In the GEDCOM specification, events that are associated with a family such as marriage information is only stored in a GEDCOM once, as part of the family record, and then both spouses are linked to that single family record.

Ambiguity in the specification

The GEDCOM specification was made purposefully flexible to support many ways of encoding data, particularly in the area of sources. This flexibility has led to a great deal of ambiguity, and has produced the side effect that some genealogy programs which import GEDCOM do not import all of the data from a file.

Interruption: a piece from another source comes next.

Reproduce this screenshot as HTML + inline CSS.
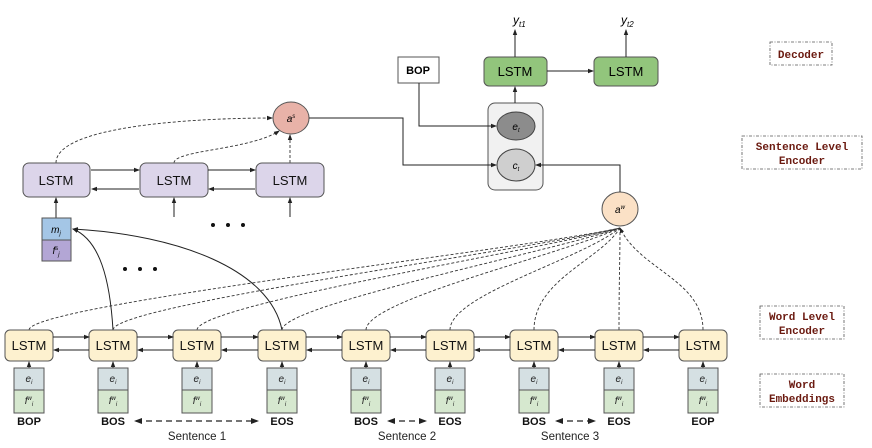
<!DOCTYPE html>
<html><head><meta charset="utf-8"><style>
html,body{margin:0;padding:0;background:#fff;}
svg{display:block;font-family:"Liberation Sans",sans-serif;}
.m{font-family:"Liberation Mono",monospace;font-weight:bold;fill:#6b1a10;font-size:11px;}
</style></head><body>
<svg width="872" height="448" viewBox="0 0 872 448" xmlns="http://www.w3.org/2000/svg">
<defs>
<marker id="a" markerWidth="6" markerHeight="6" refX="5" refY="3" orient="auto" markerUnits="userSpaceOnUse"><path d="M0,0.8 L6,3 L0,5.2z" fill="#222"/></marker>
</defs>
<!-- dashed word-level curves -->
<g fill="none" stroke="#333" stroke-width="0.9" stroke-dasharray="3,2">
<path d="M29 330 C29 305,520 250,620 228"/>
<path d="M113 330 C113 305,530 250,620 228"/>
<path d="M197 330 C197 305,540 250,620 228"/>
<path d="M282 330 C282 305,550 252,620 228"/>
<path d="M366 330 C366 300,560 255,620 228"/>
<path d="M450 330 C450 295,580 260,620 228"/>
<path d="M534 330 C534 280,600 260,620 228"/>
<path d="M619 330 C619 280,620 260,620 228"/>
<path d="M703 330 C703 280,640 270,620 228" marker-end="url(#a)"/>
<!-- sentence-level dashed -->
<path d="M56 163 C56 125,200 118,272 118" marker-end="url(#a)"/>
<path d="M174 163 C174 150,250 150,279 131" marker-end="url(#a)"/>
<path d="M290 163 L290 135" marker-end="url(#a)"/>
</g>
<!-- solid curves to m_j -->
<g fill="none" stroke="#222" stroke-width="1">
<path d="M113 330 C110 280,100 240,73 229" marker-end="url(#a)"/>
<path d="M282 330 C270 270,180 235,73 229" marker-end="url(#a)"/>
</g>
<!-- word LSTMs -->
<g font-size="13" text-anchor="middle">
<g id="w">
</g>
</g>
<g stroke="#555" stroke-width="1" fill="#fdf1cf">
<rect x="5" y="330" width="48" height="31" rx="5"/>
<rect x="89" y="330" width="48" height="31" rx="5"/>
<rect x="173" y="330" width="48" height="31" rx="5"/>
<rect x="258" y="330" width="48" height="31" rx="5"/>
<rect x="342" y="330" width="48" height="31" rx="5"/>
<rect x="426" y="330" width="48" height="31" rx="5"/>
<rect x="510" y="330" width="48" height="31" rx="5"/>
<rect x="595" y="330" width="48" height="31" rx="5"/>
<rect x="679" y="330" width="48" height="31" rx="5"/>
</g>
<g font-size="13" text-anchor="middle" fill="#111">
<text x="29" y="350">LSTM</text><text x="113" y="350">LSTM</text><text x="197" y="350">LSTM</text>
<text x="282" y="350">LSTM</text><text x="366" y="350">LSTM</text><text x="450" y="350">LSTM</text>
<text x="534" y="350">LSTM</text><text x="619" y="350">LSTM</text><text x="703" y="350">LSTM</text>
</g>
<!-- horizontal arrows between word LSTMs -->
<g stroke="#222" stroke-width="1" marker-end="url(#a)">
<path d="M53 337 L89 337"/><path d="M89 350 L54 350"/>
<path d="M137 337 L173 337"/><path d="M173 350 L138 350"/>
<path d="M221 337 L258 337"/><path d="M258 350 L222 350"/>
<path d="M306 337 L342 337"/><path d="M342 350 L307 350"/>
<path d="M390 337 L426 337"/><path d="M426 350 L391 350"/>
<path d="M474 337 L510 337"/><path d="M510 350 L475 350"/>
<path d="M558 337 L595 337"/><path d="M595 350 L559 350"/>
<path d="M643 337 L679 337"/><path d="M679 350 L644 350"/>
<path d="M29 368 L29 362"/><path d="M113 368 L113 362"/><path d="M197 368 L197 362"/>
<path d="M282 368 L282 362"/><path d="M366 368 L366 362"/><path d="M450 368 L450 362"/>
<path d="M534 368 L534 362"/><path d="M619 368 L619 362"/><path d="M703 368 L703 362"/>
</g>
<!-- embeddings -->
<g stroke="#555" stroke-width="1">
<g fill="#d5e0e3">
<rect x="14" y="368" width="30" height="22"/><rect x="98" y="368" width="30" height="22"/><rect x="182" y="368" width="30" height="22"/>
<rect x="267" y="368" width="30" height="22"/><rect x="351" y="368" width="30" height="22"/><rect x="435" y="368" width="30" height="22"/>
<rect x="519" y="368" width="30" height="22"/><rect x="604" y="368" width="30" height="22"/><rect x="688" y="368" width="30" height="22"/>
</g>
<g fill="#d6e8cf">
<rect x="14" y="390" width="30" height="23"/><rect x="98" y="390" width="30" height="23"/><rect x="182" y="390" width="30" height="23"/>
<rect x="267" y="390" width="30" height="23"/><rect x="351" y="390" width="30" height="23"/><rect x="435" y="390" width="30" height="23"/>
<rect x="519" y="390" width="30" height="23"/><rect x="604" y="390" width="30" height="23"/><rect x="688" y="390" width="30" height="23"/>
</g>
</g>
<g font-size="10" font-style="italic" text-anchor="middle" fill="#222">
<text x="29" y="382">e<tspan font-size="6" dy="2">i</tspan></text><text x="113" y="382">e<tspan font-size="6" dy="2">i</tspan></text><text x="197" y="382">e<tspan font-size="6" dy="2">i</tspan></text>
<text x="282" y="382">e<tspan font-size="6" dy="2">i</tspan></text><text x="366" y="382">e<tspan font-size="6" dy="2">i</tspan></text><text x="450" y="382">e<tspan font-size="6" dy="2">i</tspan></text>
<text x="534" y="382">e<tspan font-size="6" dy="2">i</tspan></text><text x="619" y="382">e<tspan font-size="6" dy="2">i</tspan></text><text x="703" y="382">e<tspan font-size="6" dy="2">i</tspan></text>
<text x="29" y="404">f<tspan font-size="6" dy="-4">w</tspan><tspan font-size="6" dy="6">i</tspan></text><text x="113" y="404">f<tspan font-size="6" dy="-4">w</tspan><tspan font-size="6" dy="6">i</tspan></text><text x="197" y="404">f<tspan font-size="6" dy="-4">w</tspan><tspan font-size="6" dy="6">i</tspan></text>
<text x="282" y="404">f<tspan font-size="6" dy="-4">w</tspan><tspan font-size="6" dy="6">i</tspan></text><text x="366" y="404">f<tspan font-size="6" dy="-4">w</tspan><tspan font-size="6" dy="6">i</tspan></text><text x="450" y="404">f<tspan font-size="6" dy="-4">w</tspan><tspan font-size="6" dy="6">i</tspan></text>
<text x="534" y="404">f<tspan font-size="6" dy="-4">w</tspan><tspan font-size="6" dy="6">i</tspan></text><text x="619" y="404">f<tspan font-size="6" dy="-4">w</tspan><tspan font-size="6" dy="6">i</tspan></text><text x="703" y="404">f<tspan font-size="6" dy="-4">w</tspan><tspan font-size="6" dy="6">i</tspan></text>
</g>
<g font-size="11" font-weight="bold" text-anchor="middle" fill="#111">
<text x="29" y="425">BOP</text><text x="113" y="425">BOS</text><text x="282" y="425">EOS</text>
<text x="366" y="425">BOS</text><text x="450" y="425">EOS</text><text x="534" y="425">BOS</text>
<text x="619" y="425">EOS</text><text x="703" y="425">EOP</text>
</g>
<g font-size="11.5" text-anchor="middle" fill="#222">
<text x="197" y="440">Sentence 1</text><text x="407" y="440">Sentence 2</text><text x="570" y="440">Sentence 3</text>
</g>
<g stroke="#222" stroke-width="1.2" stroke-dasharray="6,4" fill="none">
<path d="M136 421 L257 421"/><path d="M389 421 L425 421"/><path d="M557 421 L594 421"/>
</g>
<g fill="#222">
<path d="M134 421 L142 418 L142 424z"/><path d="M259 421 L251 418 L251 424z"/>
<path d="M387 421 L395 418 L395 424z"/><path d="M427 421 L419 418 L419 424z"/>
<path d="M555 421 L563 418 L563 424z"/><path d="M596 421 L588 418 L588 424z"/>
</g>
<!-- sentence level -->
<g stroke="#555" stroke-width="1" fill="#dcd5ea">
<rect x="23" y="163" width="67" height="34" rx="6"/>
<rect x="140" y="163" width="68" height="34" rx="6"/>
<rect x="256" y="163" width="68" height="34" rx="6"/>
</g>
<g font-size="13" text-anchor="middle" fill="#111">
<text x="56" y="185">LSTM</text><text x="174" y="185">LSTM</text><text x="290" y="185">LSTM</text>
</g>
<g stroke="#222" stroke-width="1" marker-end="url(#a)">
<path d="M91 170 L139 170"/><path d="M139 189 L92 189"/>
<path d="M208 170 L255 170"/><path d="M255 189 L209 189"/>
<path d="M56 218 L56 198"/><path d="M174 217 L174 198"/><path d="M290 217 L290 198"/>
</g>
<rect x="42" y="218" width="29" height="22" fill="#a4c6e6" stroke="#555"/>
<rect x="42" y="240" width="29" height="21" fill="#b3a6d5" stroke="#555"/>
<text x="56" y="233" font-size="10" font-style="italic" text-anchor="middle">m<tspan font-size="6" dy="2">j</tspan></text>
<text x="56" y="254" font-size="10" font-style="italic" text-anchor="middle">f<tspan font-size="6" dy="-4">s</tspan><tspan font-size="6" dy="6">j</tspan></text>
<g fill="#111">
<circle cx="213" cy="225" r="2"/><circle cx="228" cy="225" r="2"/><circle cx="243" cy="225" r="2"/>
<circle cx="125" cy="269" r="2"/><circle cx="140" cy="269" r="2"/><circle cx="155" cy="269" r="2"/>
</g>
<ellipse cx="291" cy="118" rx="18" ry="16" fill="#e8b2a8" stroke="#555"/>
<text x="291" y="122" font-size="10" font-style="italic" text-anchor="middle">a<tspan font-size="6" dy="-4">s</tspan></text>
<!-- decoder -->
<rect x="488" y="103" width="55" height="87" rx="7" fill="#f1f1f1" stroke="#555"/>
<ellipse cx="516" cy="126" rx="19" ry="14" fill="#8c8c8c" stroke="#444"/>
<ellipse cx="516" cy="165" rx="19" ry="16" fill="#cfcfcf" stroke="#444"/>
<text x="516" y="130" font-size="10" font-style="italic" text-anchor="middle">e<tspan font-size="6" dy="2">t</tspan></text>
<text x="516" y="169" font-size="10" font-style="italic" text-anchor="middle">c<tspan font-size="6" dy="2">t</tspan></text>
<rect x="398" y="57" width="41" height="26" fill="#fff" stroke="#555"/>
<text x="418" y="74" font-size="11" font-weight="bold" text-anchor="middle">BOP</text>
<rect x="484" y="57" width="63" height="29" rx="5" fill="#92c57c" stroke="#555"/>
<rect x="594" y="57" width="64" height="29" rx="5" fill="#92c57c" stroke="#555"/>
<text x="515" y="76" font-size="13" text-anchor="middle">LSTM</text>
<text x="626" y="76" font-size="13" text-anchor="middle">LSTM</text>
<ellipse cx="620" cy="209" rx="18" ry="17" fill="#fbe1c6" stroke="#555"/>
<text x="620" y="213" font-size="10" font-style="italic" text-anchor="middle">a<tspan font-size="6" dy="-4">w</tspan></text>
<g stroke="#222" stroke-width="1" fill="none" marker-end="url(#a)">
<path d="M309 118 L403 118 L403 165 L496 165"/>
<path d="M419 83 L419 126 L496 126"/>
<path d="M620 192 L620 165 L536 165"/>
<path d="M515 103 L515 87"/>
<path d="M547 71 L593 71"/>
<path d="M515 57 L515 30"/>
<path d="M626 57 L626 30"/>
</g>
<text x="513" y="24" font-size="12" font-style="italic">y<tspan font-size="8" dy="3">t1</tspan></text>
<text x="621" y="24" font-size="12" font-style="italic">y<tspan font-size="8" dy="3">t2</tspan></text>
<!-- right labels -->
<g fill="none" stroke="#555" stroke-width="0.8" stroke-dasharray="3,1.5,1,1.5">
<rect x="770" y="42" width="62" height="23"/>
<rect x="742" y="136" width="120" height="33"/>
<rect x="760" y="306" width="84" height="33"/>
<rect x="760" y="374" width="84" height="33"/>
</g>
<g class="m" text-anchor="middle">
<text x="801" y="58">Decoder</text>
<text x="802" y="150">Sentence Level</text><text x="802" y="164">Encoder</text>
<text x="802" y="320">Word Level</text><text x="802" y="334">Encoder</text>
<text x="802" y="388">Word</text><text x="802" y="402">Embeddings</text>
</g>
</svg>
</body></html>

Ordering of events that do not have dates

The GEDCOM specification does not offer explicit support for keeping a known order of events. In particular, the order of relationships for a person and the order of the children within a relationship can be lost. In many cases the sequence of events can be derived from the associated dates. But dates are not always known, in particular when dealing with data from centuries ago. For example, in the case that a person has had two relationships, both with unknown dates, but from descriptions it is known that the second one is indeed the second one. The order in which these FAMS are recorded in GEDCOM's INDI record will depend on the exporting program. In Aldfaer for instance, the sequence depends on the ordering of the data by the user. The proposed XML GEDCOM standard does not address this issue either.

Lesser-known features

GEDCOM has many features that are not commonly used. Some software packages do not support all the features that the GEDCOM standard allows.